As stated above, we need a comprehensive monitoring system to replace our GDP as the GDP does not measure the values of our culture – only the output of our society. It suggests a measurement called the Gross National Happiness (GNH) monitor which is currently being used in a few areas. The four pillars of GNH are the promotion of equitable and sustainable socioeconomic development; Preservation and promotion of cultural values; Conservation of the natural environment; and the Establishment of good governance.
The next strategy is to secure meaningful jobs and full employment. I was pleased to see the authors recommend looking at the Civilian Conservation Corps (CCC which included the Work Projects Administration - WPA) that brought us out of the depression. It states that guaranteed jobs are included in Article 23.1 of the United Nation’s Universal Declaration of Human Rights (UN UDHR). (However it did not mention that although the United States had ratified the political section of the UN UDHR, it had refused to ratify the social section which includes this right.) The book gives good examples of less-work societies by presenting the European work-time policies which are much more favorable to the workers than here in the US.
The last strategy presented is “Enough Business as Usual: Rethinking Commerce”. Instead of placing the ROI to shareholders as the highest value, businesses need to address the value they create in the social and environmental sectors. This is to have the businesses driven by purpose to the ecosystem and society rather than duty to the shareholders.
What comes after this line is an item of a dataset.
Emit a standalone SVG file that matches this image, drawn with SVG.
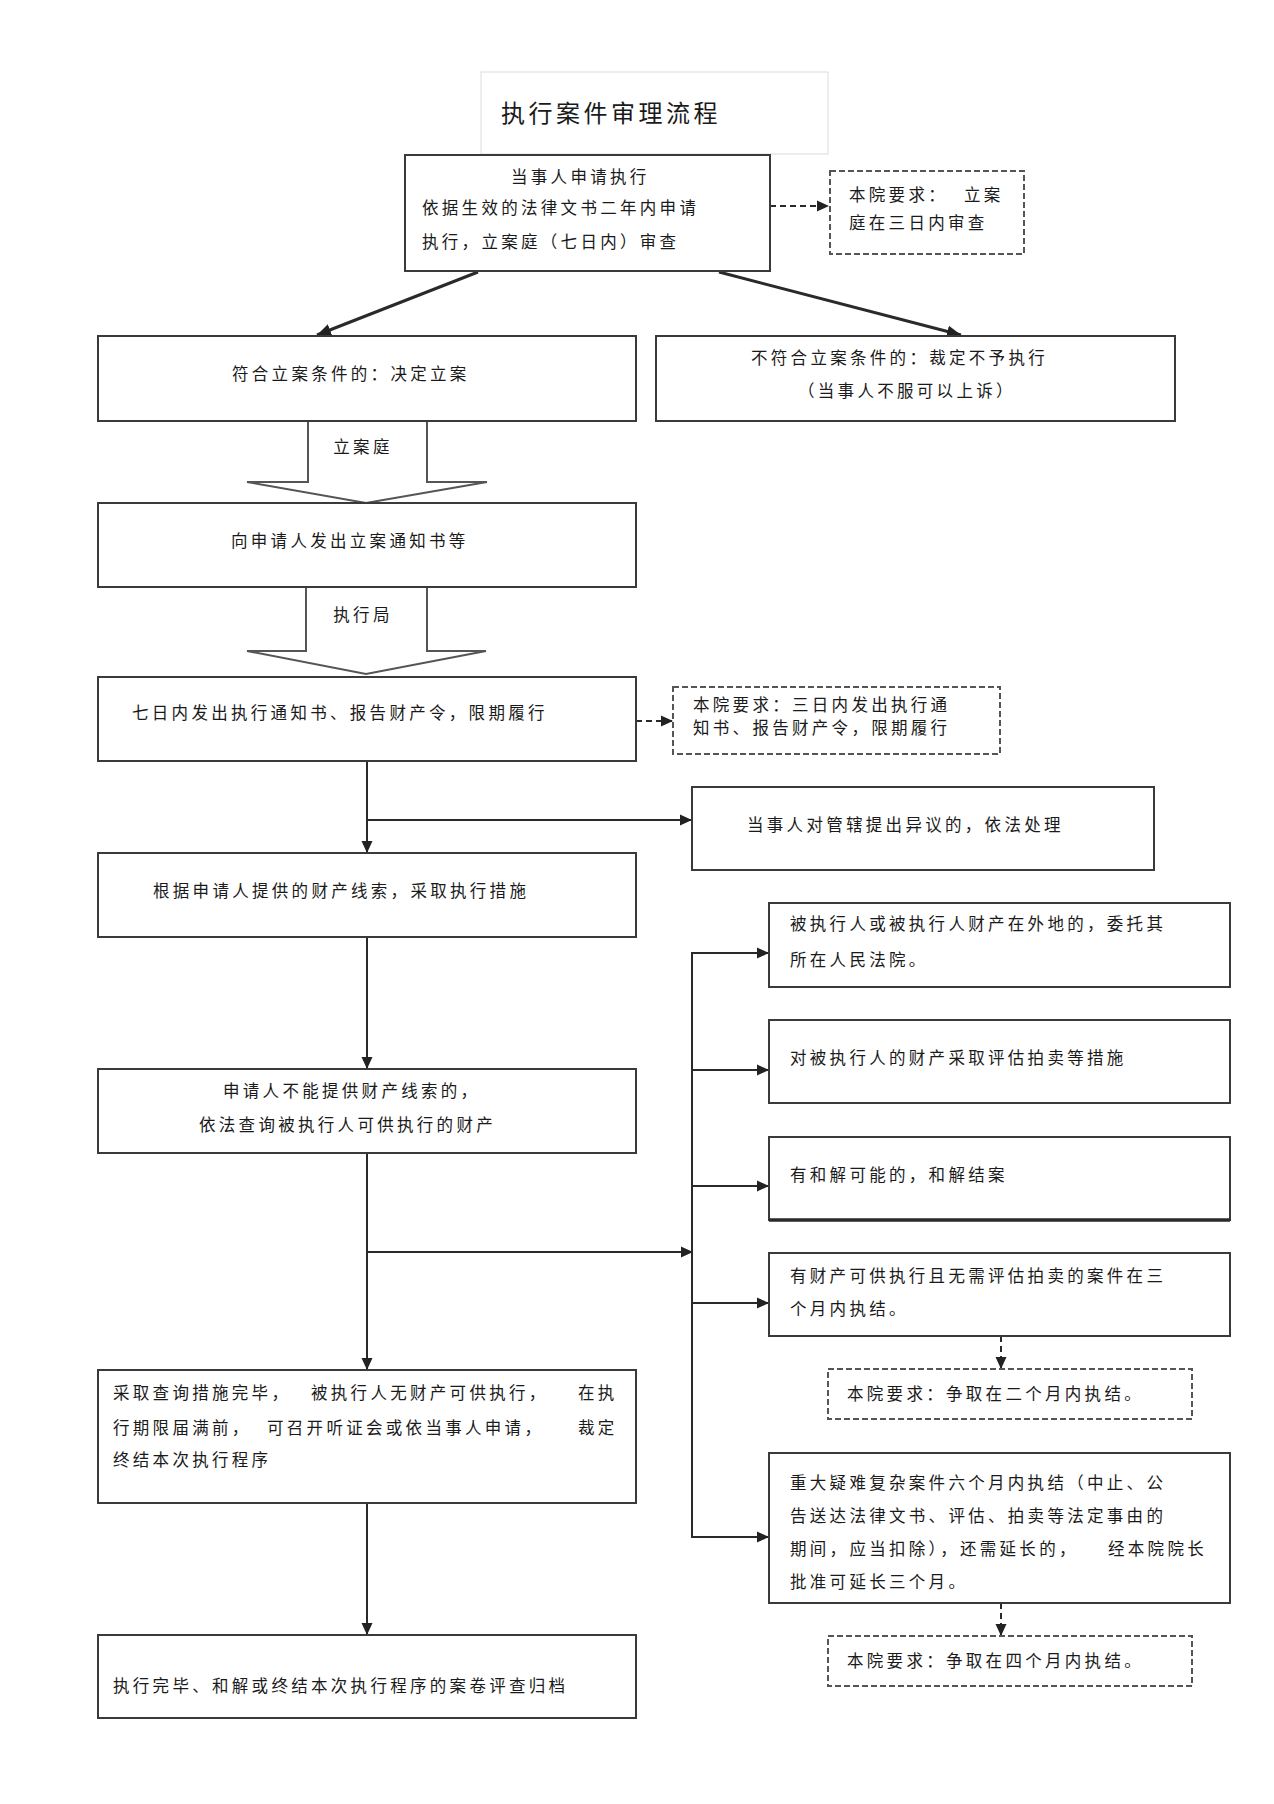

There are several business models already in existence in the US such as the Low-profit Limited Liability Company (L3C) and the B-Corporation where dividends to shareholders are limited and where the purpose is for the community or wider public interest.
After describing these strategies, the book details what is necessary to advance the Steady-State Economy. One of the biggest ways is to change consumer behavior to seek personal values rather than status. The goal of the management of a society should be to provide the resources (time and opportunities) for each member to achieve a state of “well-being”. For members in our society to achieve well-being, instead of relying on consumerism, they should strive to connect, be active, take notice, keep learning, and give. Politicians and the media should be held accountable to consider the “constant growth of GDP” paradigm and consider the paradigm of a steady-state economics. I would include a call for controls on the lobbyists and the influencers of Congress as needed for such a transformation.
Since this transformation is global, it requires all the nations to work together as one nation cannot address these issues as an isolate. The book discusses the need for the United Nations, the World Bank, the International Monetary Fund and the World Trade Organization to be democratized and work together collaboratively.
The book does a good job of identifying several problems with our current economic system driven by consumerism and the goal of “more growth”, and also does a good job of providing a lot of food-for-thought for several solutions. However because these strategies are presented in one, all-unifying package of steady-state economics, it is difficult to see how these strategies could be applied piecemeal, or along with other approaches, or from the micro-level of a nation to say nothing about an individual or a civil service/grassroots organization (CSO). It is evident, though, that the problems we are currently experiencing today are of such a magnitude that the solution needs to be a complete transformation rather than just a fix. It would be great to see some dialogues on steady-state economics where these as well as other approaches could be discussed and especially if they could lead to some deliberations on actions.